**Source records**:
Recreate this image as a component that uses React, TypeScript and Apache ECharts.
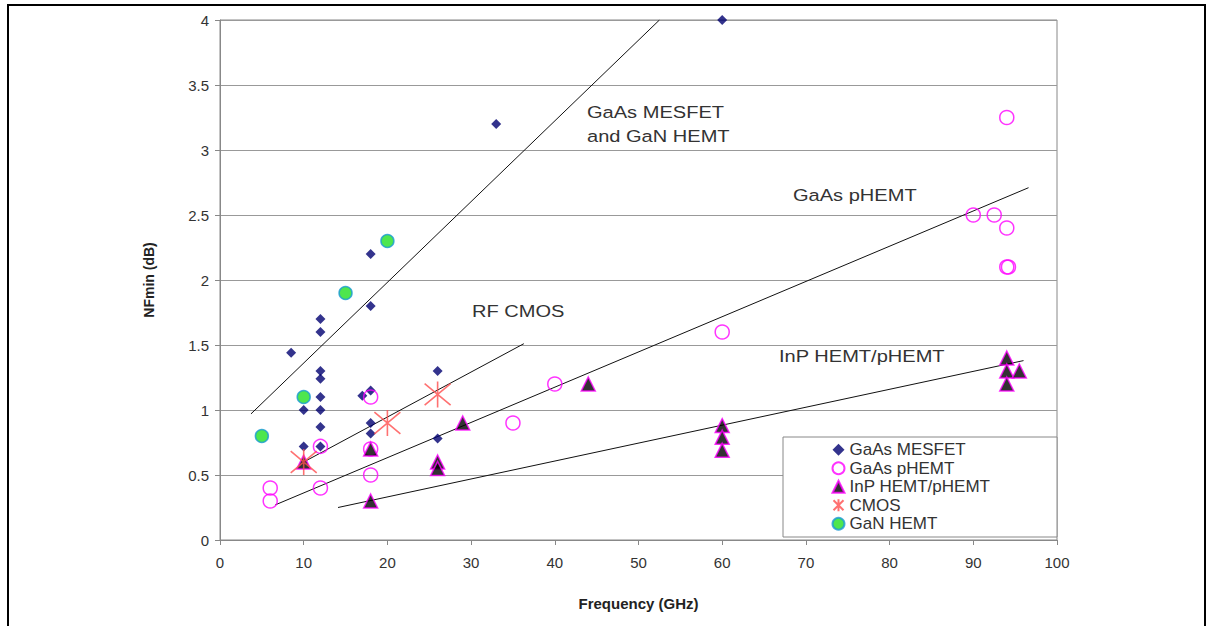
import React, { useEffect, useRef } from "react";
import * as echarts from "echarts";

// ---- data (frequency GHz, NFmin dB) ----
const gaasMesfet: number[][] = [
  [60, 4.0], [33, 3.2], [18, 2.2], [18, 1.8], [8.5, 1.44], [12, 1.7], [12, 1.6],
  [12, 1.3], [12, 1.24], [12, 1.1], [12, 1.0], [12, 0.87], [12, 0.72], [10, 1.0],
  [10, 0.72], [17, 1.11], [18, 1.15], [18, 0.9], [18, 0.82], [26, 1.3], [26, 0.78],
];
const gaasPhemt: number[][] = [
  [6, 0.4], [6, 0.3], [12, 0.4], [12, 0.72], [18, 1.1], [18, 0.7], [18, 0.5],
  [35, 0.9], [40, 1.2], [60, 1.6], [90, 2.5], [92.5, 2.5], [94, 2.4], [94, 2.1],
  [94.2, 2.1], [94, 3.25],
];
const inpHemt: number[][] = [
  [10, 0.6], [18, 0.7], [18, 0.3], [26, 0.6], [26, 0.55], [29, 0.9], [44, 1.2],
  [60, 0.88], [60, 0.79], [60, 0.69], [94, 1.4], [94, 1.3], [95.5, 1.3], [94, 1.2],
];
const cmos: number[][] = [[10, 0.6], [20, 0.9], [26, 1.12]];
const ganHemt: number[][] = [[5, 0.8], [10, 1.1], [15, 1.9], [20, 2.3]];

// trend lines (end points)
const mesfetTrend: number[][] = [[3.7, 0.97], [52.5, 4.0]];
const cmosTrend: number[][] = [[10, 0.6], [36.3, 1.51]];
const phemtTrend: number[][] = [[6.6, 0.27], [96.6, 2.71]];
const inpTrend: number[][] = [[14.1, 0.25], [96, 1.38]];

const seriesNames = ["GaAs MESFET", "GaAs pHEMT", "InP HEMT/pHEMT", "CMOS", "GaN HEMT"];
const annotationTexts = ["GaAs MESFET", "and GaN HEMT", "GaAs pHEMT", "RF CMOS", "InP HEMT/pHEMT"];

const FONT = "'Liberation Sans', Arial, sans-serif";

export default function App() {
  const ref = useRef<HTMLDivElement>(null);
  useEffect(() => {
    const chart = echarts.init(ref.current!, null, { renderer: "svg" });
    const annPos = [
      [587, 112],
      [587, 136],
      [793, 195],
      [472, 311],
      [779, 356],
    ];
    const lineSeries = (name: string, data: number[][]) => ({
      name,
      type: "line",
      data,
      showSymbol: false,
      symbol: "none",
      silent: true,
      lineStyle: { color: "#111", width: 1 },
      z: 3,
    });
    chart.setOption({
      animation: false,
      backgroundColor: "#fff",
      textStyle: { fontFamily: FONT },
      grid: {
        left: 220,
        right: 150,
        top: 20,
        bottom: 86,
        show: true,
        borderColor: "#888",
        borderWidth: 1,
      },
      xAxis: {
        type: "value",
        min: 0,
        max: 100,
        interval: 10,
        name: "Frequency (GHz)",
        nameLocation: "middle",
        nameGap: 56,
        nameTextStyle: { fontWeight: "bold", fontSize: 15, color: "#222", fontFamily: FONT },
        axisLine: { lineStyle: { color: "#888" } },
        axisTick: { show: true, inside: false, length: 5, lineStyle: { color: "#888" } },
        axisLabel: { color: "#333", fontSize: 15, margin: 15, fontFamily: FONT },
        splitLine: { show: false },
      },
      yAxis: {
        type: "value",
        min: 0,
        max: 4,
        interval: 0.5,
        name: "NFmin (dB)",
        nameLocation: "middle",
        nameGap: 64,
        nameTextStyle: { fontWeight: "bold", fontSize: 14, color: "#222", fontFamily: FONT },
        axisLine: { show: true, lineStyle: { color: "#888" } },
        axisTick: { show: true, inside: false, length: 5, lineStyle: { color: "#888" } },
        axisLabel: { color: "#333", fontSize: 15, margin: 11, fontFamily: FONT },
        splitLine: { show: true, lineStyle: { color: "#999", width: 1 } },
      },
      legend: {
        data: seriesNames,
        orient: "vertical",
        left: 831,
        top: 441,
        padding: 0,
        itemWidth: 12,
        itemHeight: 12,
        itemGap: 1,
        textStyle: { fontSize: 17, color: "#333", fontFamily: FONT, lineHeight: 17.5 },
        z: 6,
      },
      graphic: [
        {
          type: "rect",
          z: 5,
          silent: true,
          shape: { x: 783, y: 437, width: 274, height: 100 },
          style: { fill: "#fff", stroke: "#888", lineWidth: 1 },
        },
        ...annotationTexts.map((t, i) => ({
          type: "text",
          x: annPos[i][0],
          y: annPos[i][1],
          scaleX: 1.18,
          z: 5,
          silent: true,
          style: {
            text: t,
            fontSize: 17,
            fontFamily: FONT,
            fill: "#333",
            textAlign: "left",
            textVerticalAlign: "middle",
          },
        })),
        {
          type: "rect",
          z: 10,
          silent: true,
          shape: { x: 8, y: 5, width: 1197, height: 700 },
          style: { fill: "none", stroke: "#000", lineWidth: 2 },
        },
      ],
      series: [
        lineSeries("mesfet-trend", mesfetTrend),
        lineSeries("cmos-trend", cmosTrend),
        lineSeries("phemt-trend", phemtTrend),
        lineSeries("inp-trend", inpTrend),
        {
          name: "GaAs MESFET",
          type: "scatter",
          data: gaasMesfet,
          symbol: "diamond",
          symbolSize: 10,
          itemStyle: { color: "#000070" },
          z: 4,
        },
        {
          name: "GaAs pHEMT",
          type: "scatter",
          data: gaasPhemt,
          symbol: "circle",
          symbolSize: 14,
          itemStyle: { color: "rgba(255,255,255,0)", borderColor: "#ff00ff", borderWidth: 1.5 },
          z: 4,
        },
        {
          name: "InP HEMT/pHEMT",
          type: "scatter",
          data: inpHemt,
          symbol: "triangle",
          symbolSize: 14,
          itemStyle: { color: "#000", borderColor: "#ff00ff", borderWidth: 1.5 },
          z: 4,
        },
        {
          name: "CMOS",
          type: "scatter",
          data: cmos,
          symbol: "path://M0,0L10,10M10,0L0,10M5,-1L5,11",
          symbolSize: 26,
          itemStyle: { color: "none", borderColor: "#ff4d4d", borderWidth: 1.6 },
          z: 5,
        },
        {
          name: "GaN HEMT",
          type: "scatter",
          data: ganHemt,
          symbol: "circle",
          symbolSize: 13,
          itemStyle: { color: "#22e022", borderColor: "#1a9ad6", borderWidth: 1.5 },
          z: 4,
        },
      ],
    });
    return () => chart.dispose();
  }, []);
  return (
    <div
      ref={ref}
      style={{ position: "fixed", left: 0, top: 0, width: 1207, height: 626, background: "#fff" }}
    />
  );
}
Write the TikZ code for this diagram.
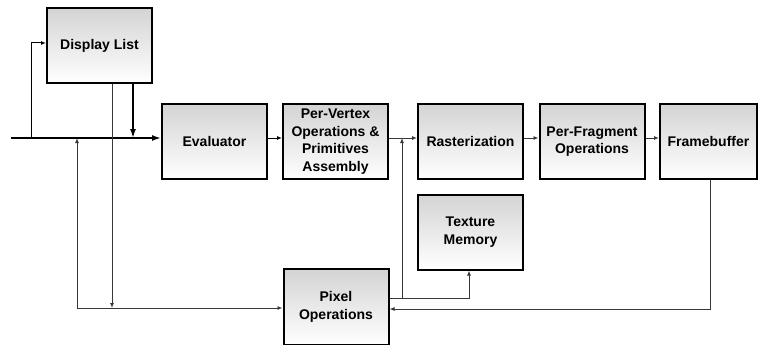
\documentclass[tikz,border=0pt]{standalone}
\usepackage{fontspec}
\setmainfont{Liberation Sans}
\usetikzlibrary{arrows.meta,calc}
\begin{document}
\begin{tikzpicture}[x=1pt,y=-1pt,
  stage/.style={draw=black,line width=2pt,top color=black!17,bottom color=white,
    minimum width=105pt,minimum height=75pt,align=center,inner sep=2pt,
    font=\fontsize{14}{17.7}\selectfont\bfseries},
  wire/.style={draw=black!78,line width=0.9pt,-{Latex[length=5pt,width=4pt]}},
  plain/.style={draw=black!78,line width=0.9pt},
  mainwire/.style={draw=black,line width=1.6pt,-{Latex[length=9pt,width=6pt]}},
  thin/.style={draw=black,line width=1pt,-{Latex[length=5pt,width=4pt]}}]
\useasboundingbox (0,0) rectangle (758,345);

% processing stages
\node[stage] (dl)   at (99.5,45.5)  {Display List};
\node[stage] (ev)   at (214.5,141.5) {Evaluator};
\node[stage] (pv)   at (335.5,141.5) {Per-Vertex\\Operations \&\\Primitives\\Assembly};
\node[stage] (ra)   at (470.5,141.5) {Rasterization};
\node[stage] (pf)   at (592,141.5)   {Per-Fragment\\Operations};
\node[stage,minimum width=97pt] (fb) at (708.5,141.5) {Framebuffer};
\node[stage] (tm)   at (470.5,232)   {Texture\\Memory};
\node[stage,minimum height=76pt] (px) at (336,307) {Pixel\\Operations};

% reference points for the wiring
\coordinate (lvl) at (0,138);
\coordinate (in)  at (11,138);
\coordinate (br)  at (31,138);
\coordinate (lo)  at (77,308);
\coordinate (dd)  at (112,308);
\coordinate (rv)  at (402,138);
\coordinate (ro)  at (402,298);
\coordinate (fbl) at (0,309);

% main input line into the evaluator
\draw[mainwire] (in) -- (ev.west |- lvl);
\draw[thin] (br) |- ([yshift=2.5pt]dl.west);
\draw[mainwire] ([xshift=33.5pt]dl.south) -- ([xshift=33.5pt]dl.south |- lvl);

% display list down to pixel operations
\draw[wire] ([xshift=12.5pt]dl.south) -- (dd);
\draw[wire] (lo) -- (lo |- lvl);
\draw[wire] (lo) -- (px.west |- lo);

% geometry path
\draw[thin] (ev.east |- lvl) -- (pv.west |- lvl);
\draw[wire] (pv.east |- lvl) -- (ra.west |- lvl);
\draw[wire] (ra.east |- lvl) -- (pf.west |- lvl);
\draw[wire] (pf.east |- lvl) -- (fb.west |- lvl);

% pixel operations feeding rasterization and texture memory
\draw[wire] (ro) -- (rv);
\draw[plain] (px.east |- ro) -- (ro);
\draw[wire] (ro) -| ([xshift=-1.5pt]tm.south);

% framebuffer read-back
\draw[wire] ([xshift=1.5pt]fb.south) |- (px.east |- fbl);
\end{tikzpicture}
\end{document}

**Required work**:
Repeat exactly, and only, the lines from the one containing "Write the TikZ code for this diagram." through the one containing "(0,0) rectangle (758,345);", both included, without the pictures.

**The result**:
Write the TikZ code for this diagram.
\documentclass[tikz,border=0pt]{standalone}
\usepackage{fontspec}
\setmainfont{Liberation Sans}
\usetikzlibrary{arrows.meta,calc}
\begin{document}
\begin{tikzpicture}[x=1pt,y=-1pt,
  stage/.style={draw=black,line width=2pt,top color=black!17,bottom color=white,
    minimum width=105pt,minimum height=75pt,align=center,inner sep=2pt,
    font=\fontsize{14}{17.7}\selectfont\bfseries},
  wire/.style={draw=black!78,line width=0.9pt,-{Latex[length=5pt,width=4pt]}},
  plain/.style={draw=black!78,line width=0.9pt},
  mainwire/.style={draw=black,line width=1.6pt,-{Latex[length=9pt,width=6pt]}},
  thin/.style={draw=black,line width=1pt,-{Latex[length=5pt,width=4pt]}}]
\useasboundingbox (0,0) rectangle (758,345);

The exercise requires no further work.